# START OF GIVEN MATERIAL
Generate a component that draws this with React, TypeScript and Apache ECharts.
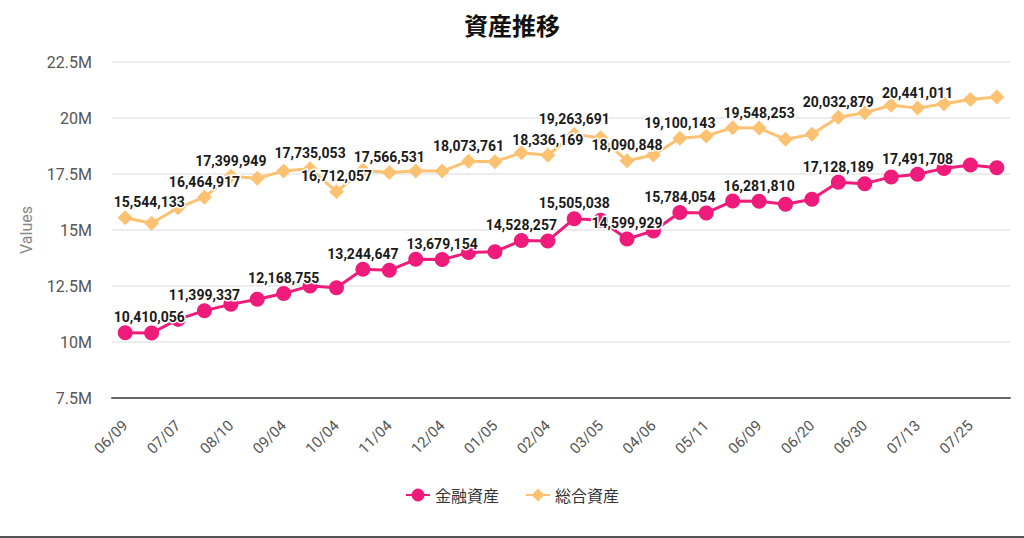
import React, { useEffect, useRef } from "react";
import * as echarts from "echarts";

const categories = [
  "06/09", "06/23", "07/07", "07/24", "08/10", "08/25", "09/04", "09/19",
  "10/04", "10/19", "11/04", "11/19", "12/04", "12/19", "01/05", "01/20",
  "02/04", "02/19", "03/05", "03/20", "04/06", "04/23", "05/11", "05/25",
  "06/09", "06/14", "06/20", "06/25", "06/30", "07/06", "07/13", "07/19",
  "07/25", "08/01",
];

const financialAssets = [
  10410056, 10400000, 11010000, 11399337, 11680000, 11910000, 12168755, 12500000,
  12420000, 13244647, 13200000, 13690000, 13679154, 13990000, 14030000, 14528257,
  14510000, 15505038, 15430000, 14599929, 14960000, 15784054, 15760000, 16290000,
  16281810, 16150000, 16370000, 17128189, 17070000, 17370000, 17491708, 17750000,
  17900000, 17780000,
];

const totalAssets = [
  15544133, 15300000, 15990000, 16464917, 17399949, 17310000, 17630000, 17735053,
  16712057, 17670000, 17566531, 17630000, 17630000, 18073761, 18050000, 18450000,
  18336169, 19263691, 19120000, 18090848, 18350000, 19100143, 19200000, 19570000,
  19548253, 19050000, 19270000, 20032879, 20230000, 20570000, 20441011, 20640000,
  20830000, 20940000,
];

const financialLabelIdx = [0, 3, 6, 9, 12, 15, 17, 19, 21, 24, 27, 30];
const totalLabelIdx = [0, 3, 4, 7, 8, 10, 13, 16, 17, 19, 21, 24, 27, 30];

const seriesNames = ["金融資産", "総合資産"];
const colors = ["#EE1B7B", "#FCC271"];

const FONT = "Roboto, 'Noto Sans CJK JP', sans-serif";

function buildData(values: number[], idx: number[]) {
  return values.map((v, i) => ({
    value: v,
    label: {
      show: idx.includes(i),
      offset: i === 0 ? [24, 0] : [0, 0],
    },
  }));
}

export default function App() {
  const ref = useRef<HTMLDivElement>(null);

  useEffect(() => {
    document.body.style.margin = "0";
    if (!ref.current) return;
    const chart = echarts.init(ref.current, undefined, { renderer: "svg" });

    const labelStyle = {
      position: "top" as const,
      distance: 1,
      fontFamily: FONT,
      fontSize: 14,
      fontWeight: "bold" as const,
      color: "#1a1a1a",
      textBorderColor: "#fff",
      textBorderWidth: 3,
      formatter: (p: any) => Number(p.value).toLocaleString("en-US"),
    };

    chart.setOption({
      animation: false,
      backgroundColor: "#fff",
      title: {
        text: "資産推移",
        left: "center",
        top: 7,
        textStyle: {
          fontFamily: "'Noto Sans CJK JP', sans-serif",
          fontSize: 24,
          fontWeight: "bold",
          color: "#111",
        },
      },
      legend: {
        bottom: 30,
        left: "center",
        itemWidth: 24,
        itemHeight: 16,
        itemGap: 26,
        textStyle: {
          fontFamily: "'Noto Sans CJK JP', sans-serif",
          fontSize: 16,
          color: "#333",
        },
        data: seriesNames,
      },
      grid: { left: 112, right: 14, top: 62, bottom: 140, containLabel: false },
      xAxis: {
        type: "category",
        data: categories,
        boundaryGap: true,
        axisLine: { lineStyle: { color: "#666", width: 2 } },
        axisTick: { show: false },
        axisLabel: {
          interval: 1,
          rotate: 45,
          margin: 25,
          fontFamily: FONT,
          fontSize: 15,
          color: "#555",
        },
        splitLine: { show: false },
      },
      yAxis: {
        type: "value",
        min: 7500000,
        max: 22500000,
        interval: 2500000,
        name: "Values",
        nameLocation: "middle",
        nameGap: 78,
        nameTextStyle: { fontFamily: FONT, fontSize: 16, color: "#888" },
        axisLine: { show: false },
        axisTick: { show: false },
        axisLabel: {
          margin: 20,
          fontFamily: FONT,
          fontSize: 16,
          color: "#555",
          formatter: (v: number) => `${v / 1000000}M`,
        },
        splitLine: { lineStyle: { color: "#e6e6e6", width: 1.5 } },
      },
      series: [
        {
          name: seriesNames[0],
          type: "line",
          data: buildData(financialAssets, financialLabelIdx),
          symbol: "circle",
          symbolSize: 15,
          color: colors[0],
          lineStyle: { width: 3, color: colors[0] },
          itemStyle: { color: colors[0] },
          label: labelStyle,
          z: 3,
        },
        {
          name: seriesNames[1],
          type: "line",
          data: buildData(totalAssets, totalLabelIdx),
          symbol: "diamond",
          symbolSize: 15,
          color: colors[1],
          lineStyle: { width: 3, color: colors[1] },
          itemStyle: { color: colors[1] },
          label: labelStyle,
          z: 2,
        },
      ],
      graphic: [
        {
          type: "line",
          shape: { x1: 0, y1: 537, x2: 1024, y2: 537 },
          style: { stroke: "#555", lineWidth: 2 },
        },
      ],
    });

    return () => chart.dispose();
  }, []);

  return <div ref={ref} style={{ width: 1024, height: 538 }} />;
}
# END OF GIVEN MATERIAL
Leave out the pictures. Transcribe only the lines above, from the first through the one that contains "import * as".

Generate a component that draws this with React, TypeScript and Apache ECharts.
import React, { useEffect, useRef } from "react";
import * as echarts from "echarts";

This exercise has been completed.